The Healthcare cost has climbed so high that today that Americans pay $3.4 trillion per year and many are not receiving the best care available.  The average cost of healthcare per person in 2016 was $10,345 and it was only $1,108 in 1980.  Depending on where you lived in 1980, the average price for a typical delivery was $1,000 – $2,000.  This included a 3-4 night stay all physician costs, room for mom and baby’s nursery stay.  Today, the average cost is $8,775 for a typical delivery and most moms and their newborns only stay 24 to 48 hours after delivery.  This number has varied tremendously based on where you live.  The least expensive was a city near San Diego $3,243 for and in Sacramento CA was $15,420!  The Healthcare cost has increased 528% since 1980 and it’s showing no signs of slowing down.  Even with many Americans having insurance, they often neglect care due to high deductibles that must be met before their insurance picks up the bill.


The increase cost of housing, college and healthcare combined wages not keeping pace with inflation has caused American families to struggle.  They are consumed with credit card debt, have little to no retirement and emergency savings that will most likely not cover any real emergency.  It’s no wonder that they are losing sleep.

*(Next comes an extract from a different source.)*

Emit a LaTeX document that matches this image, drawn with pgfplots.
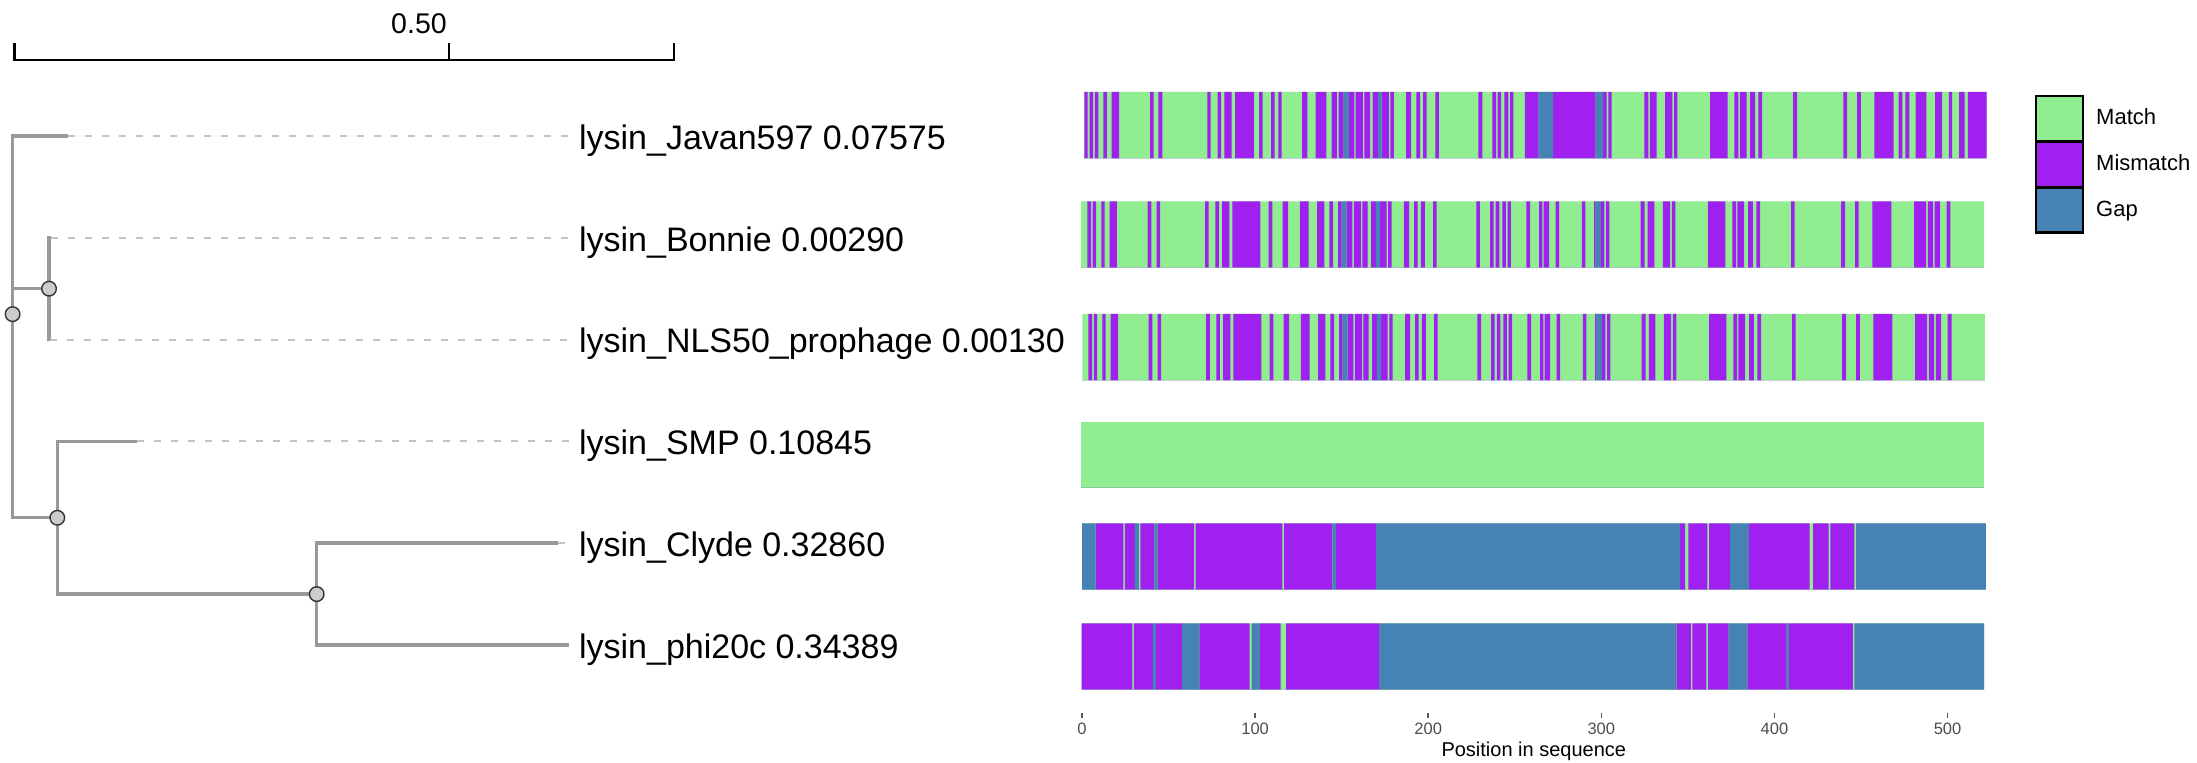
\documentclass[border=0pt]{standalone}
\usepackage{fontspec}
\setmainfont{Liberation Sans}
\usepackage{pgfplots}
\usepackage{pgfplotstable}
\pgfplotsset{compat=1.18}
\definecolor{matchc}{RGB}{144,238,144}
\definecolor{misc}{RGB}{160,32,240}
\definecolor{gapc}{RGB}{70,130,180}
\definecolor{branchc}{RGB}{153,153,153}
\definecolor{dashc}{RGB}{195,195,195}
\definecolor{nodec}{RGB}{204,204,204}

% t: 0 = match, 1 = mismatch, 2 = gap ; each row starts an interval, last row ends the bar
\pgfplotstableread{
x t
1.3 1
3.3 0
4.4 1
6.4 0
7.5 1
9.4 0
12.3 1
14.4 0
17.1 1
21.4 0
39.3 1
41.4 0
44.1 1
46.4 0
72.4 1
74.3 0
78.4 1
80.3 0
82.2 1
86.5 0
88.4 1
99.4 0
102.3 1
104.4 0
109.2 1
111.3 0
113.4 1
115.3 0
127.1 1
130.2 0
135.0 1
141.2 0
144.2 1
147.3 0
148.3 1
151.2 2
154.2 1
157.3 0
158.1 1
162.3 0
163.1 1
166.4 0
167.9 1
171.0 2
173.1 1
177.2 0
178.1 1
180.2 0
187.2 1
190.1 0
193.1 1
195.3 0
197.0 1
199.1 0
204.1 1
206.2 0
229.0 1
231.3 0
237.0 1
239.2 0
240.1 1
242.1 0
244.0 1
246.3 0
247.3 1
249.2 0
255.9 1
263.8 2
272.1 1
296.7 2
301.0 1
303.1 0
304.1 1
306.0 0
324.9 1
327.2 0
328.0 1
332.0 0
336.8 1
341.1 0
342.0 1
343.9 0
362.8 1
373.0 0
376.9 1
379.2 0
380.1 1
384.0 0
385.9 1
388.8 0
390.7 1
392.9 0
410.8 1
413.1 0
439.8 1
442.0 0
447.7 1
450.0 0
457.7 1
468.9 0
471.8 1
473.9 0
475.7 1
478.0 0
481.6 1
487.8 0
492.8 1
496.8 0
500.7 1
502.6 0
506.7 1
509.9 0
511.7 1
522.6 0
}\javan

\pgfplotstableread{
x t
-0.6 0
3.1 1
5.2 0
6.2 1
8.1 0
11.2 1
13.1 0
16.0 1
20.2 0
37.9 1
40.1 0
43.1 1
45.1 0
71.1 1
73.2 0
77.0 1
79.1 0
80.9 1
85.1 0
86.8 1
103.0 0
107.8 1
110.0 0
115.9 1
119.0 0
125.9 1
130.9 0
135.8 1
140.0 0
142.9 1
145.0 0
147.9 1
150.0 2
152.9 1
156.2 0
157.0 1
161.2 0
161.9 1
165.0 0
167.0 1
169.8 2
172.0 1
176.0 0
176.9 1
178.9 0
186.0 1
188.9 0
191.8 1
193.9 0
195.8 1
198.0 0
202.8 1
204.9 0
227.8 1
229.9 0
235.7 1
237.8 0
239.0 1
241.1 0
242.8 1
244.9 0
245.9 1
247.8 0
256.7 1
258.8 0
264.0 1
265.9 0
266.7 1
269.8 0
273.6 1
275.6 0
288.7 1
290.8 0
295.8 1
296.7 2
299.8 1
301.7 0
302.7 1
304.6 0
322.7 1
325.0 0
326.8 1
330.6 0
335.6 1
339.7 0
340.8 1
342.8 0
361.6 1
371.6 0
375.7 1
377.8 0
378.6 1
382.5 0
384.8 1
387.5 0
389.6 1
391.7 0
409.6 1
411.7 0
438.5 1
440.8 0
446.6 1
448.7 0
456.6 1
467.6 0
480.7 1
487.6 0
488.6 1
491.6 0
492.6 1
495.7 0
499.5 1
501.7 0
521.1 0
}\bonnie

\pgfplotstableread{
x t
0.2 0
3.7 1
5.8 0
6.8 1
8.7 0
11.8 1
13.7 0
16.6 1
20.8 0
38.5 1
40.7 0
43.7 1
45.7 0
71.7 1
73.8 0
77.6 1
79.7 0
81.5 1
85.7 0
87.4 1
103.6 0
108.4 1
110.6 0
116.5 1
119.6 0
126.5 1
131.5 0
136.4 1
140.6 0
143.5 1
145.6 0
148.5 1
150.6 2
153.5 1
156.8 0
157.6 1
161.8 0
162.5 1
165.6 0
167.6 1
170.4 2
172.6 1
176.6 0
177.5 1
179.5 0
186.6 1
189.5 0
192.4 1
194.5 0
196.4 1
198.6 0
203.4 1
205.5 0
228.4 1
230.5 0
236.3 1
238.4 0
239.6 1
241.7 0
243.4 1
245.5 0
246.5 1
248.4 0
257.3 1
259.4 0
264.6 1
266.5 0
267.3 1
270.4 0
274.2 1
276.2 0
289.3 1
291.4 0
296.4 1
297.3 2
300.4 1
302.3 0
303.3 1
305.2 0
323.3 1
325.6 0
327.4 1
331.2 0
336.2 1
340.3 0
341.4 1
343.4 0
362.2 1
372.2 0
376.3 1
378.4 0
379.2 1
383.1 0
385.4 1
388.1 0
390.2 1
392.3 0
410.2 1
412.3 0
439.1 1
441.4 0
447.2 1
449.3 0
457.2 1
468.2 0
481.3 1
488.2 0
489.2 1
492.2 0
493.2 1
496.3 0
500.1 1
502.3 0
521.5 0
}\nls

\pgfplotstableread{
x t
-0.6 0
521.0 0
}\smp

\pgfplotstableread{
x t
0.0 2
7.9 1
23.9 0
24.8 1
30.6 2
32.9 0
33.7 1
41.8 2
43.7 1
64.7 0
65.7 1
115.7 0
116.7 1
144.6 2
146.7 1
169.7 2
345.5 1
348.4 0
350.3 1
361.3 0
362.3 1
374.4 2
385.3 1
420.4 0
422.3 1
431.3 0
432.3 1
446.2 0
447.2 2
522.1 2
}\clyde

\pgfplotstableread{
x t
-0.2 1
29.1 0
30.0 1
41.0 2
42.7 1
57.8 2
67.8 1
96.9 0
98.0 2
102.8 1
114.8 0
117.9 1
171.6 2
343.5 1
351.8 0
352.6 1
360.7 0
361.7 1
373.6 2
384.4 1
407.1 2
408.3 1
445.3 0
446.2 2
521.1 2
}\phi

\pgfplotsset{
  rowaxis/.style={scale only axis, width=451.8pt, height=33.15pt,
    xmin=0, xmax=522, ymin=0, ymax=1, hide axis, anchor=south west, clip=false},
  seg/.style={ybar interval, draw=none, forget plot},
}

\newcommand{\alnrow}[1]{%
  \addplot[seg, fill=matchc] table[x=x, y expr=1] {#1};
  \addplot[seg, fill=misc] table[x=x, y expr={\thisrow{t}==1}] {#1};
  \addplot[seg, fill=gapc] table[x=x, y expr={\thisrow{t}==2}] {#1};
}

\begin{document}
\begin{tikzpicture}
\path[use as bounding box] (0,0) rectangle (1098.5pt,381.5pt);

% ---------------- tree ----------------
\begin{axis}[at={(6.3pt,8.1pt)}, anchor=south west, scale only axis,
  width=366.5pt, height=356.3pt, xmin=0, xmax=1, ymin=0, ymax=7,
  y dir=reverse, hide axis, clip=false]
% scale bar
\addplot[black, line width=1.35pt, line join=miter] coordinates {(0.0029,0.0864) (0.0029,0.2534) (0.9023,0.2534) (0.9023,0.0864)};
\addplot[black, line width=1.35pt] coordinates {(0.5953,0.0864) (0.5953,0.2534)};
\node[anchor=base, inner sep=0pt, font=\fontsize{14.25}{16}\selectfont] at (axis cs:0.5544,-0.0088) {0.50};
% dashed alignment lines
\addplot[dashc, line width=1pt, dash pattern=on 3.65pt off 4.85pt] coordinates {(0.07575,1) (0.7588,1)};
\addplot[dashc, line width=1pt, dash pattern=on 3.65pt off 4.85pt] coordinates {(0.0526,2) (0.7588,2)};
\addplot[dashc, line width=1pt, dash pattern=on 3.65pt off 4.85pt] coordinates {(0.0510,3) (0.7588,3)};
\addplot[dashc, line width=1pt, dash pattern=on 3.65pt off 4.85pt] coordinates {(0.16945,4) (0.7588,4)};
\addplot[dashc, line width=1pt, dash pattern=on 3.65pt off 4.85pt] coordinates {(0.7435,5) (0.7588,5)};
% branches
\addplot[branchc, line width=1.7pt, line join=miter] coordinates {(0.07575,1) (0,1) (0,4.75) (0.061,4.75)};
\addplot[branchc, line width=1.7pt] coordinates {(0,2.5) (0.0497,2.5)};
\addplot[branchc, line width=1.7pt, line join=miter] coordinates {(0.0526,2) (0.0497,2) (0.0497,3) (0.0510,3)};
\addplot[branchc, line width=1.7pt, line join=miter] coordinates {(0.16945,4) (0.061,4) (0.061,5.5) (0.4149,5.5)};
\addplot[branchc, line width=1.7pt, line join=miter] coordinates {(0.7435,5) (0.4149,5) (0.4149,6) (0.7588,6)};
% internal nodes
\addplot[only marks, mark=*, mark size=3.65pt, mark options={fill=nodec, draw=black!80, line width=0.7pt}]
  coordinates {(0,2.75) (0.0497,2.5) (0.061,4.75) (0.4149,5.5)};
% tip labels
\begin{scope}[every node/.style={anchor=base west, inner sep=0pt, font=\fontsize{17}{20}\selectfont}]
\node at (axis cs:0.7723,1.13) {lysin\_Javan597 0.07575};
\node at (axis cs:0.7723,2.13) {lysin\_Bonnie 0.00290};
\node at (axis cs:0.7723,3.13) {lysin\_NLS50\_prophage 0.00130};
\node at (axis cs:0.7723,4.13) {lysin\_SMP 0.10845};
\node at (axis cs:0.7723,5.13) {lysin\_Clyde 0.32860};
\node at (axis cs:0.7723,6.13) {lysin\_phi20c 0.34389};
\end{scope}
\end{axis}

% ---------------- alignment rows ----------------
\begin{axis}[rowaxis, at={(541pt,302.35pt)},
  legend style={at={(1.0553,0.9457)}, anchor=north west, draw=none, fill=none,
    inner sep=0pt, outer sep=0pt, row sep=0pt, column sep=6.5pt,
    font=\fontsize{11}{13}\selectfont, nodes={inner sep=0pt, text=black}},
  legend cell align=left,
  legend image code/.code={%
    \path (0pt,-11.25pt) rectangle (23.4pt,11.25pt);
    \begin{pgfinterruptboundingbox}
    \draw[#1, draw=black, line width=1.2pt] (0pt,-11.25pt) rectangle (23.4pt,11.25pt);
    \end{pgfinterruptboundingbox}}]
\alnrow{\javan}
\addlegendimage{fill=matchc}
\addlegendentry{Match}
\addlegendimage{fill=misc}
\addlegendentry{Mismatch}
\addlegendimage{fill=gapc}
\addlegendentry{Gap}
\end{axis}

\begin{axis}[rowaxis, at={(541pt,247.7pt)}]
\alnrow{\bonnie}
\end{axis}
\begin{axis}[rowaxis, at={(541pt,191.35pt)}]
\alnrow{\nls}
\end{axis}
\begin{axis}[rowaxis, at={(541pt,137.5pt)}]
\alnrow{\smp}
\end{axis}
\begin{axis}[rowaxis, at={(541pt,86.7pt)}]
\alnrow{\clyde}
\end{axis}
\begin{axis}[rowaxis, at={(541pt,36.7pt)}]
\alnrow{\phi}
\end{axis}

% ---------------- position axis ----------------
\begin{axis}[at={(541pt,25pt)}, anchor=south west, scale only axis,
  width=451.8pt, height=5pt, xmin=0, xmax=522, ymin=0, ymax=1,
  axis y line=none, axis x line*=bottom, x axis line style={draw=none},
  xtick={0,100,200,300,400,500}, ytick=\empty,
  tick align=outside, major tick length=2.5pt,
  xtick style={draw=black!65, line width=0.75pt},
  xticklabel style={font=\fontsize{8.25}{9}\selectfont, text=black!70, anchor=north, inner sep=0pt, yshift=-2.2pt},
  /pgf/number format/assume math mode=true,
  xlabel={Position in sequence},
  xlabel style={font=\fontsize{10}{12}\selectfont, at={(axis description cs:0.5,-4.4)}, anchor=base, inner sep=0pt}]
\addplot[draw=none] coordinates {(0,0) (522,0)};
\end{axis}
\end{tikzpicture}
\end{document}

However, there is hope.  Many Americans have turned to a second job and started to set aside money towards credit card debt, an emergency fund and even retirement.  Start small!  Every little bit can help especially if you stopped spending with credit.  If you have a budget, stick to it,  and start paying credit down, you will be able to start saving and be on your way to being debt free.  It may take a lot of time, but it you are diligent, you can achieve it.